Pats Rubber Legs

Jiggly Pat's | Fly Tyer

Jiggly Pat’s

by Tim Flagler

In doing research for this article, I was rather shocked to find out that Pat Bennett didn’t invent his Pat’s Rubber Legs until 1995. The pattern is so ubiquitous, particularly in the western United States, I thought it’d been around for at least fifty years. The research also revealed there had been predecessors to it, principally the Girdle Bug.

Mr. Bennett came up with what most people now know as the Pat’s Rubber Legs while fishing in Island Park, Idaho. It’s a somewhat simple affair that’s often tied heavy with considerable wraps of lead or lead-free wire. This is beneath a usually coffee and black chenille body with black or brown Flexi-Floss legs, antennae and tails protruding outward. Mr. Bennett designed the pattern to imitate a stonefly, which it does admirably, but many consider it to be a general attractor pattern.

As is the case with other fly patterns, tiers, myself included, have come up with a multitude of variations over the years. For me, getting to this pattern, the Jiggly Pat’s, has been an evolutionary process. Of course I started out tying a pretty standard Pat’s. The Flexi-Floss legs, however, kind of threw me. I found them to be a bit unruly and they ended up pointing in random directions on the finished fly, not my favorite look.

Because of this, I swapped the Flexi-Floss for small-sized black round rubber legs. These I find offer more movement and greater consistency between individual flies. I also added a tungsten bead, for additional weight and to give the fly a round, somewhat broad head, similar to stonefly naturals. While I was at it, I separated the fly into an abdominal section of coffee and black chenille and a thorax of picked-out chocolate brown Aussie Possum. Of course the thorax needed a wing case, which I produced with pheasant tail fibers and UV cure resin. And, oh yeah, I trimmed the chenille to gently taper and flatten the body. I call the pattern the “Pat’s Plus” and pretty much fish it as opposed to an original Pat’s.

The third step in the evolutionary process is called the “Get It Down Pat’s”. It’s tied on a jig hook and features a tungsten bead, the same round rubber legs as it’s predecessor but a kind of unique extended body of furled chenille. The idea was to create a Pat’s that would be less likely to get snagged on the bottom, hence the jig hook which typically rides more hook point up than a traditional J hook. Also, I ‘ve found short-shanked hooks tend to lose less fish than longer-shanked ones, for me anyway.

The Jiggly Pat’s is the most recent step in the evolutionary process . . notice how I didn’t say final. It’s for all intents and purposes a Get It Down Pat’s but with an articulated abdomen that’s free to move up, down and sideways with the slightest bit of motion from the fly or the current. Some have suggested leaving the hook bend on the trailing section but I prefer not to, as unhooking two hooks is always more difficult than one.

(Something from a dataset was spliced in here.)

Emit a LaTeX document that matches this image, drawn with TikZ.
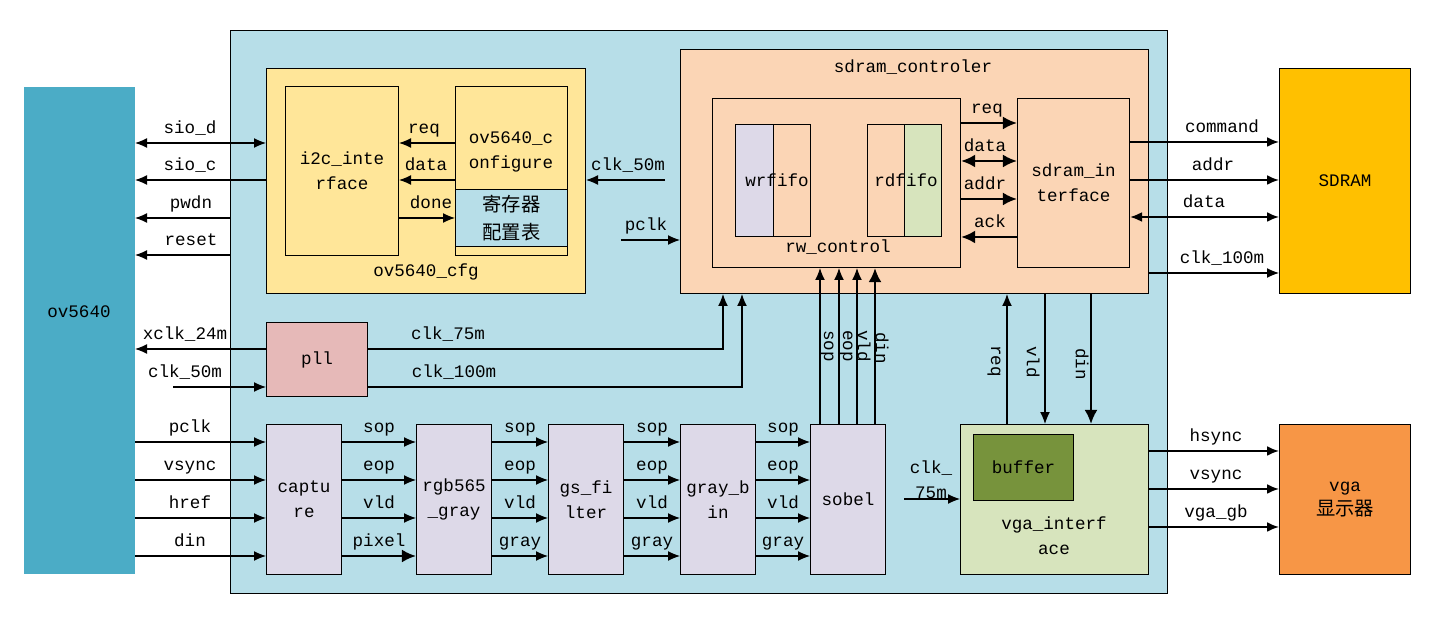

Link to video on how to tie this fly

Jiggly Pat’s Recipe:

Rear Hook:                Lightning Strike NH7, size 10.
Thread:                      UTC 140 Denier, black.
Body:                          Variegated chenille, medium, black/coffee.
Tails:                          Round rubber legs, small, black.
Front Hook:               JF2 jig hook, size 10.
Bead:                         Slotted tungsten, 5/32”, black nickel.
Thread:                      UTC 140 Denier, black.
Weight:                      Lead-free wire, .020.
Articulation joint:       8-pound test leader material (Maxima Chameleon).
Body:                          Variegated chenille, medium, black/coffee.
Legs:                          Round rubber legs, small, black.